Nursing today is deeply rooted in scientific inquiry, technological capability and advanced analytical judgement. Across Wales, nurses apply biological and physical sciences, pharmacology, physiology, data interpretation and digital health technologies every day to deliver safe, effective, evidence based care.
Yet despite this reality, nursing is still not formally recognised within the UK’s definition of STEM subjects – a gap that affects workforce planning, education pathways and public understanding of the profession’s scientific foundations.
A STEM profession in practice
Modern nursing is shaped by rapid developments in genomics, artificial intelligence (AI), robotics and increasingly data intensive models of care. Nursing staff are leading innovation, interpreting complex diagnostic information, applying pharmacological reasoning and driving digital transformation across services.
For Wales, where health and care reform, digital innovation and workforce sustainability are national priorities, recognising nursing as a STEM profession would strengthen the visibility and value of the profession at a critical moment.
Strengthening Wales’s workforce and education pipeline
Formal STEM recognition would:
• support recruitment and retention, particularly as Wales works to grow and stabilise its nursing workforce
• enhance the competitiveness of nursing degrees, ensuring they are understood as rigorous scientific programmes aligned with the nation’s future skills needs
• increase access to STEM related investment and innovation programmes, ensuring nurses are fully included in Wales’s digital health and research agendas
• improve public understanding of the scientific and analytical expertise nurses bring to patient care
• boost representation of women in STEM, given nursing’s predominantly female workforce.
These benefits align directly with Wales’s ambitions for a digitally enabled NHS, a resilient workforce and a health and care system built on research, innovation and evidence based practice.
Welsh nurses leading scientific and technological innovation
Members in Wales are already demonstrating how nursing is embedded in STEM disciplines.
Kate Butler, specialist nurse at All Wales Psychiatric Genomics Service, describes how her role bridges scientific research and frontline care: “One of the key aims of the All Wales Psychiatric Genomics Service is to translate knowledge gained through psychiatric genomics research into clinical practice as part of the broader provision of mental health care.
“My role as specialist nurse highlights why nursing should be recognised as a STEM profession, combining ongoing scientific research and collaborative practice into meaningful patient focused care, working closely with genetic counsellors, geneticists and psychiatrists – helping patients and their families understand how genetics affects mental health and applying this knowledge to my own practice in offering a more individualised approach to the people we see in our clinic.
“This is translational nursing – utilising scientific research to inform evidence based and holistic, patient centred nursing practice.”
Kate’s work exemplifies how Wales’s genomics strategy relies on nurses with advanced scientific literacy and analytical capability.
Abigail Swindail, Clinical Informatics Lead for Community Nursing & Children’s Services, Digital Health & Care Wales, highlights the central role nurses play in digital transformation: “Nursing is fundamentally a STEM profession – rooted in the application of science, data and technology to deliver safe, effective care.
“As a clinical informatician, I translate complex data, digital systems and emerging technologies such as AI into meaningful improvements for patients and frontline teams.
“The pace of innovation in health care means nurses are increasingly leading analytical decision making and digital transformation.
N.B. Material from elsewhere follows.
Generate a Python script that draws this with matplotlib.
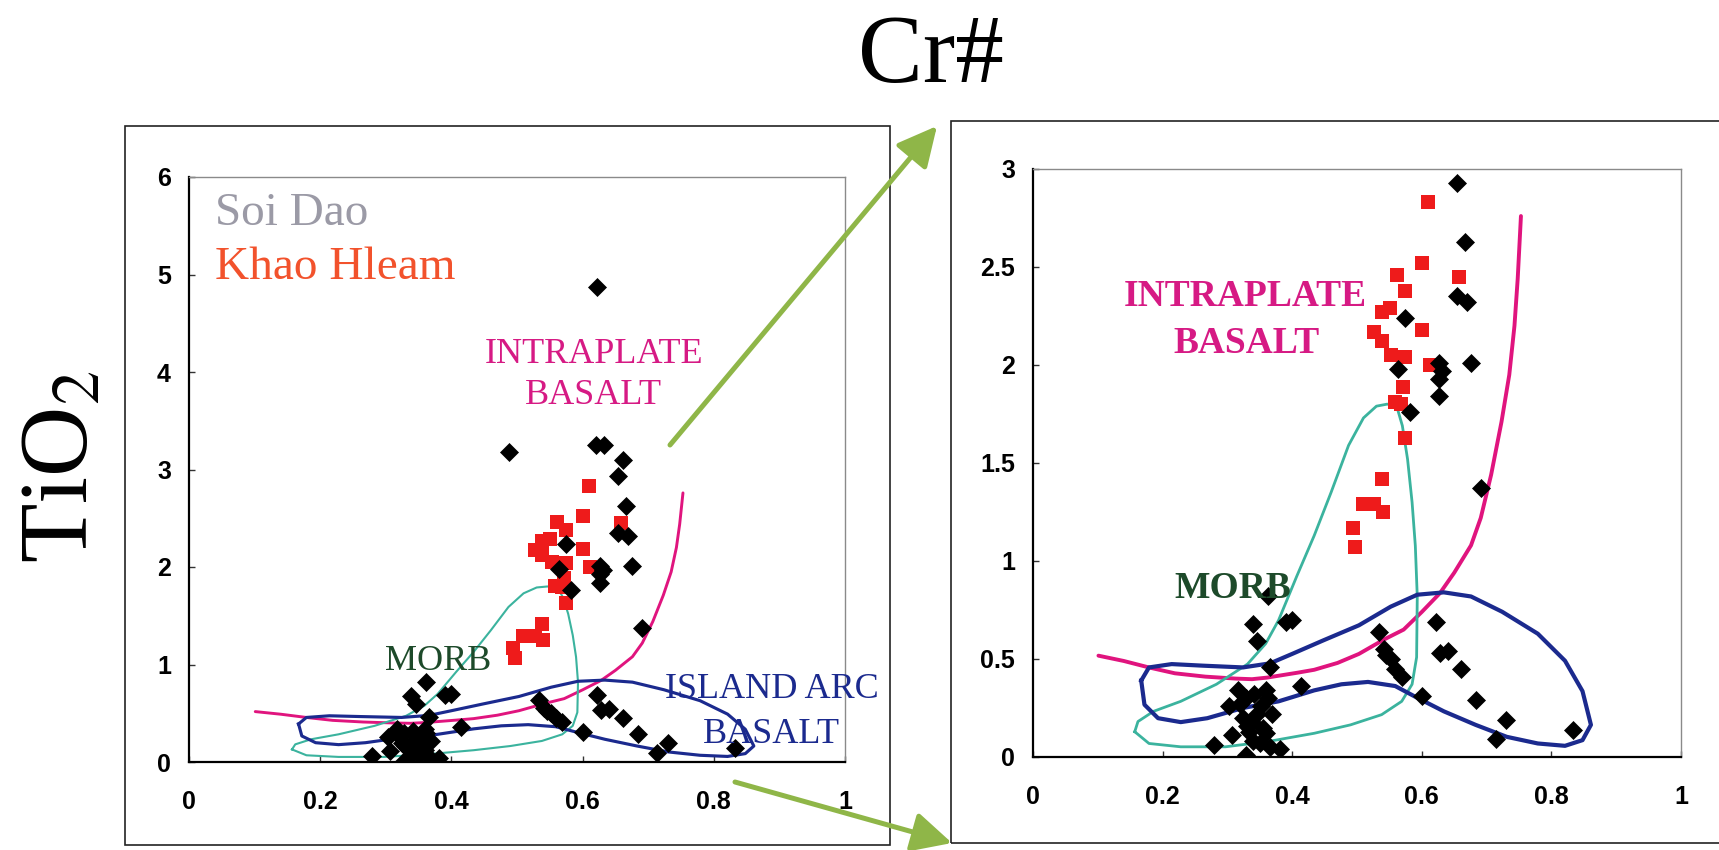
import matplotlib
matplotlib.use("Agg")
import matplotlib.pyplot as plt
from matplotlib.patches import Rectangle, FancyArrowPatch

plt.rcParams['mathtext.fontset'] = 'stix'

# ---------------- data ----------------
# Soi Dao (black diamonds): Cr# vs TiO2
soi_x = [0.622, 0.620, 0.633, 0.488, 0.662,
         0.654, 0.666, 0.669, 0.676, 0.654, 0.574, 0.564, 0.582, 0.626, 0.631, 0.626, 0.626, 0.691,
         0.362, 0.339, 0.346, 0.366, 0.390, 0.399, 0.414,
         0.317, 0.328, 0.303, 0.359, 0.341, 0.362, 0.352, 0.369, 0.320, 0.345,
         0.324, 0.338, 0.355, 0.334, 0.307, 0.350, 0.366, 0.381, 0.328, 0.279, 0.330, 0.360, 0.340,
         0.534, 0.541, 0.545, 0.552, 0.559, 0.569, 0.600,
         0.622, 0.628, 0.640, 0.661, 0.684, 0.730, 0.714, 0.833]
soi_y = [4.87, 3.25, 3.25, 3.18, 3.10,
         2.93, 2.63, 2.32, 2.01, 2.35, 2.24, 1.98, 1.76, 2.01, 1.97, 1.93, 1.84, 1.37,
         0.82, 0.68, 0.59, 0.46, 0.69, 0.70, 0.36,
         0.34, 0.30, 0.26, 0.34, 0.32, 0.30, 0.26, 0.22, 0.27, 0.22,
         0.20, 0.18, 0.15, 0.13, 0.11, 0.07, 0.05, 0.04, 0.01, 0.06, 0.16, 0.12, 0.08,
         0.64, 0.55, 0.52, 0.50, 0.45, 0.41, 0.31,
         0.69, 0.53, 0.54, 0.45, 0.29, 0.19, 0.09, 0.14]

# Khao Hleam (red squares)
kh_x = [0.609, 0.601, 0.561, 0.574, 0.658, 0.538, 0.551, 0.527, 0.538, 0.601, 0.553, 0.574,
        0.612, 0.571, 0.558, 0.568, 0.574, 0.538, 0.509, 0.527, 0.540, 0.494, 0.497]
kh_y = [2.83, 2.52, 2.46, 2.38, 2.45, 2.27, 2.29, 2.17, 2.12, 2.18, 2.05, 2.04,
        2.00, 1.89, 1.81, 1.80, 1.63, 1.42, 1.29, 1.29, 1.25, 1.17, 1.07]

# Intraplate basalt boundary (magenta)
ip_x = [0.101, 0.140, 0.180, 0.219, 0.266, 0.313, 0.338, 0.361, 0.408, 0.434, 0.470, 0.503, 0.542,
        0.572, 0.600, 0.628, 0.650, 0.676, 0.691, 0.707, 0.723, 0.735, 0.743, 0.748, 0.753]
ip_y = [0.517, 0.490, 0.456, 0.427, 0.410, 0.400, 0.397, 0.405, 0.430, 0.445, 0.480, 0.526, 0.600,
        0.650, 0.740, 0.836, 0.940, 1.080, 1.220, 1.440, 1.710, 1.950, 2.200, 2.440, 2.760]

# MORB field (teal)
morb_x = [0.157, 0.179, 0.228, 0.297, 0.366, 0.434, 0.490, 0.538, 0.569, 0.585, 0.592, 0.593,
          0.590, 0.585, 0.578, 0.570, 0.563, 0.555, 0.546, 0.530, 0.510, 0.487, 0.460,
          0.434, 0.407, 0.379, 0.359, 0.331, 0.283, 0.228, 0.186, 0.162, 0.157]
morb_y = [0.129, 0.069, 0.052, 0.052, 0.081, 0.121, 0.164, 0.216, 0.284, 0.371, 0.509, 0.819,
          1.078, 1.300, 1.520, 1.690, 1.770, 1.800, 1.800, 1.790, 1.730, 1.590, 1.350,
          1.130, 0.922, 0.698, 0.578, 0.474, 0.371, 0.284, 0.233, 0.181, 0.129]

# Island arc basalt field (navy)
iab_x = [0.167, 0.179, 0.214, 0.262, 0.324, 0.366, 0.400, 0.448, 0.503, 0.552, 0.593, 0.634,
         0.676, 0.724, 0.779, 0.821, 0.848, 0.861, 0.848, 0.821, 0.779, 0.731, 0.683, 0.634,
         0.593, 0.559, 0.517, 0.476, 0.434, 0.379, 0.324, 0.269, 0.228, 0.193, 0.172, 0.167]
iab_y = [0.390, 0.457, 0.474, 0.466, 0.457, 0.478, 0.526, 0.595, 0.672, 0.767, 0.828, 0.840,
         0.819, 0.741, 0.629, 0.491, 0.336, 0.164, 0.086, 0.057, 0.069, 0.103, 0.164, 0.233,
         0.302, 0.362, 0.383, 0.371, 0.340, 0.284, 0.250, 0.198, 0.178, 0.198, 0.267, 0.390]

x_ticks = [0, 0.2, 0.4, 0.6, 0.8, 1]
x_labels = ["0", "0.2", "0.4", "0.6", "0.8", "1"]
yl_ticks = [0, 1, 2, 3, 4, 5, 6]
yl_labels = ["0", "1", "2", "3", "4", "5", "6"]
yr_ticks = [0, 0.5, 1, 1.5, 2, 2.5, 3]
yr_labels = ["0", "0.5", "1", "1.5", "2", "2.5", "3"]

# ---------------- styling ----------------
C_MAG = "#e0147e"
C_MORB = "#3bb39e"
C_IAB = "#1b2a8e"
C_RED = "#ee1b1b"
C_ARROW = "#8fb648"
SERIF = "Liberation Serif"
SANS = "Liberation Sans"

W, H = 1719, 850
fig = plt.figure(figsize=(W / 100, H / 100), dpi=100)
fig.patch.set_facecolor("white")


def fx(px):
    return px / W


def fy(py):
    return 1 - py / H


# outer boxes
fig.add_artist(Rectangle((fx(125), fy(845)), fx(890) - fx(125), fy(126) - fy(845),
                         transform=fig.transFigure, fill=False, ec="#222222", lw=1.2))
fig.add_artist(Rectangle((fx(951), fy(843)), fx(1730) - fx(951), fy(121) - fy(843),
                         transform=fig.transFigure, fill=False, ec="#222222", lw=1.2))

axL = fig.add_axes([fx(189), fy(762), fx(845) - fx(189), fy(177) - fy(762)])
axR = fig.add_axes([fx(1033), fy(757), fx(1681) - fx(1033), fy(169) - fy(757)])


def style(ax, yt, ylab, ytop, lw_scale):
    ax.set_xlim(0, 1)
    ax.set_ylim(0, ytop)
    ax.set_xticks(x_ticks)
    ax.set_xticklabels(x_labels)
    ax.set_yticks(yt)
    ax.set_yticklabels(ylab)
    for s in ("left", "bottom"):
        ax.spines[s].set_color("black")
        ax.spines[s].set_linewidth(1.6)
    for s in ("top", "right"):
        ax.spines[s].set_color("#8a8a8a")
        ax.spines[s].set_linewidth(1.0)
    ax.tick_params(axis="both", direction="in", length=4, width=1, color="#333333",
                   labelsize=18)
    ax.tick_params(axis="x", pad=20)
    ax.tick_params(axis="y", pad=13)
    for lab in ax.get_xticklabels() + ax.get_yticklabels():
        lab.set_fontfamily(SANS)
        lab.set_fontweight("bold")
    # fields
    ax.plot(ip_x, ip_y, color=C_MAG, lw=2.8 * lw_scale, zorder=2, solid_capstyle="round")
    ax.plot(morb_x, morb_y, color=C_MORB, lw=2.0 * lw_scale, zorder=2)
    ax.plot(iab_x, iab_y, color=C_IAB, lw=3.0 * lw_scale, zorder=2)
    # data
    ax.plot(kh_x, kh_y, ls="none", marker="s", ms=10.5, mfc=C_RED, mec=C_RED, mew=0, zorder=3)
    ax.plot(soi_x, soi_y, ls="none", marker="D", ms=9.5, mfc="black", mec="black", mew=0.5,
            zorder=4)


style(axL, yl_ticks, yl_labels, 6.0, 0.75)
style(axR, yr_ticks, yr_labels, 3.0, 1.0)

# left panel labels
axL.text(0.04, 5.62, "Soi Dao", family=SERIF, fontsize=34, color="#9b9aa6", va="center", ha="left")
axL.text(0.04, 5.07, "Khao Hleam", family=SERIF, fontsize=34, color="#f2522c", va="center", ha="left")
axL.text(0.617, 4.18, "INTRAPLATE", family=SERIF, fontsize=26, color="#d61a84", ha="center", va="center")
axL.text(0.617, 3.76, "BASALT", family=SERIF, fontsize=26, color="#d61a84", ha="center", va="center")
axL.text(0.38, 1.03, "MORB", family=SERIF, fontsize=26, color="#1d4a2a", ha="center", va="center",
         zorder=5)
axL.text(0.888, 0.74, "ISLAND ARC", family=SERIF, fontsize=26, color=C_IAB, ha="center", va="center",
         zorder=5)
axL.text(0.888, 0.28, "BASALT", family=SERIF, fontsize=26, color=C_IAB, ha="center", va="center",
         zorder=5)

# right panel labels
axR.text(0.327, 2.35, "INTRAPLATE", family=SERIF, fontsize=27, fontweight="bold", color="#d61a84",
         ha="center", va="center")
axR.text(0.33, 2.11, "BASALT", family=SERIF, fontsize=27, fontweight="bold", color="#d61a84",
         ha="center", va="center")
axR.text(0.309, 0.86, "MORB", family=SERIF, fontsize=27, fontweight="bold", color="#1d4a2a",
         ha="center", va="center", zorder=5)

# axis titles
fig.text(fx(931), fy(82), "Cr#", family=SERIF, fontsize=70, ha="center", va="baseline")
fig.text(fx(64), fy(467), "TiO$_2$", family=SERIF, fontsize=70, rotation=90, ha="center", va="center")

# green arrows
for (xa, ya), (xb, yb) in [((670, 445), (937, 126)), ((735, 782), (952, 843))]:
    arr = FancyArrowPatch((fx(xa), fy(ya)), (fx(xb), fy(yb)), transform=fig.transFigure,
                          arrowstyle="-|>,head_length=1.1,head_width=0.55", mutation_scale=22,
                          color=C_ARROW, lw=3.6, shrinkA=0, shrinkB=0, zorder=10)
    fig.add_artist(arr)

fig.savefig("out.png", dpi=100)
Every day, nurses make complex clinical judgements informed by physiology, pharmacology and data insights, yet this scientific expertise is still often under recognised.
“Recognising nursing as a STEM profession is essential to reflect the reality of modern practice, strengthen the future workforce, and ensure the profession is visible, valued and fully included in health care innovation.”
Abi’s perspective reflects Wales’s national digital health ambitions, which depend on a nursing workforce recognised and supported as a scientific and technological profession.
A critical moment for Wales
Nursing is a graduate profession underpinned by STEM disciplines. Formal recognition would not only reflect the reality of contemporary practice but also strengthen recruitment and enhance public understanding of nursing’s scientific foundations.
For Wales, the implications are clear: recognising nursing as a STEM profession would reinforce the nation’s strategic priorities, support the development of a highly skilled workforce, and ensure nurses are fully represented in STEM related policy, investment and innovation.